Swonk was among traders and Wall Street analysts on Friday expressing anticipation that the central bank will deliver a hefty rate cut at its next meeting after July payrolls sharply slowed to 114K additions from June. Stocks (SP500)(COMP:IND)(DJI) sold off Friday slid and Treasury yields (US2Y)(US10Y) dropped.
“The Fed is likely feeling remorse over its decision to wait on rate cuts, given they clearly discussed them at the July meeting. They will be forced to cut more aggressively in September before the window on a softish landing closes entirely,” Swonk said in a post on X (formerly Twitter).
Odds of a rate cut sized at 50 basis points in September surged to ~70% Friday, according to the CME FedWatch tool. The U.S. unemployment rate rose to 4.3% in July.
The rise in unemployment is “hard to ignore,” Swonk said in a separate X post Friday. “One of the Fed’s worst nightmares is the nonlinear nature of unemployment. It tends to rise slowly, then rapidly. This is what former @NewYorkFed prez Dudley was warning about a week and a half ago,” she said.

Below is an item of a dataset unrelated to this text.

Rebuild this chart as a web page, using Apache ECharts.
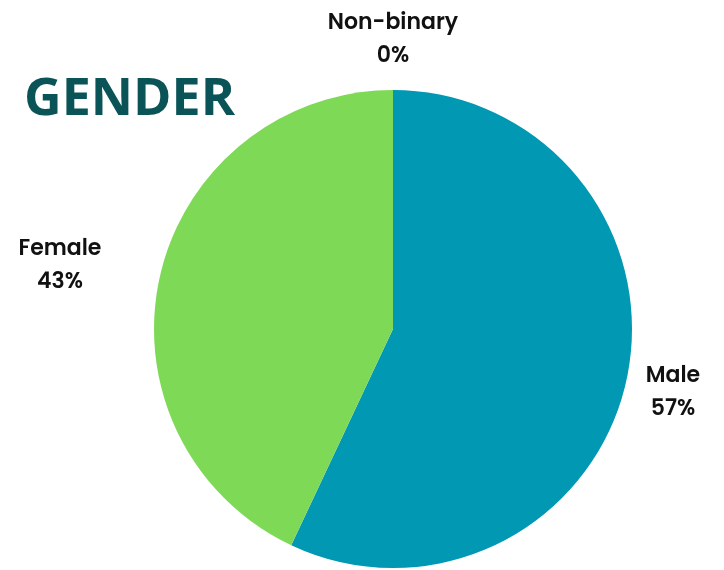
<!DOCTYPE html>
<html><head><meta charset="utf-8">
<script src="https://cdn.jsdelivr.net/npm/echarts@6/dist/echarts.min.js"></script>
<style>html,body{margin:0;padding:0;background:#fff}#c{width:724px;height:570px}</style>
</head><body><div id="c"></div>
<script>
const titleText = 'GENDER';
const categories = ['Male', 'Female', 'Non-binary'];
const values = [57, 43, 0];
const colors = ['#0098B2', '#7ED957', '#cccccc'];
const labelPos = {
  'Male': [673, 393],
  'Female': [60, 266],
  'Non-binary': [393, 40]
};
const chart = echarts.init(document.getElementById('c'));
chart.setOption({
  animation: false,
  title: {
    text: titleText, left: 19, top: 69,
    textStyle: { fontFamily: 'Open Sans', fontWeight: 'bold', fontSize: 52, color: '#0A5458' }
  },
  series: [{
    type: 'pie',
    center: [393, 329],
    radius: 239,
    startAngle: 90,
    clockwise: true,
    stillShowZeroSum: true,
    minShowLabelAngle: 0,
    data: categories.map((c, i) => ({ name: c, value: values[i], itemStyle: { color: colors[i] } })),
    label: {
      show: true,
      position: 'outside',
      formatter: p => p.name + '\n' + p.value + '%',
      fontFamily: 'Poppins, "Open Sans", sans-serif',
      fontWeight: 600,
      fontSize: 22,
      lineHeight: 33,
      color: '#111',
      align: 'center',
      overflow: 'none',
      width: 200
    },
    labelLine: { show: false },
    labelLayout: function (params) {
      const name = categories[params.dataIndex];
      const p = labelPos[name];
      return { x: p[0], y: p[1], align: 'center', verticalAlign: 'middle' };
    },
    emphasis: { disabled: true }
  }]
});
</script></body></html>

Former New York Fed President Bill Dudley had said the Federal Open Market Committee should start rate cuts in July. The FOMC this week held the fed funds rate at 5.25%-5.5%, where it’s been for a year.
“The Fed is always late to the game. Late to start raising and now to start lowering. The US economy does have a strong underpinning and we don’t see a recession in the near future,” Ross Gerber, CEO and president of wealth and investment firm Gerber Kawasaki, said in an X post Friday.
“However, the Fed did miss their chance to be ahead of the curve and they might have to do .50% [rate cut] in September,” Gerber said.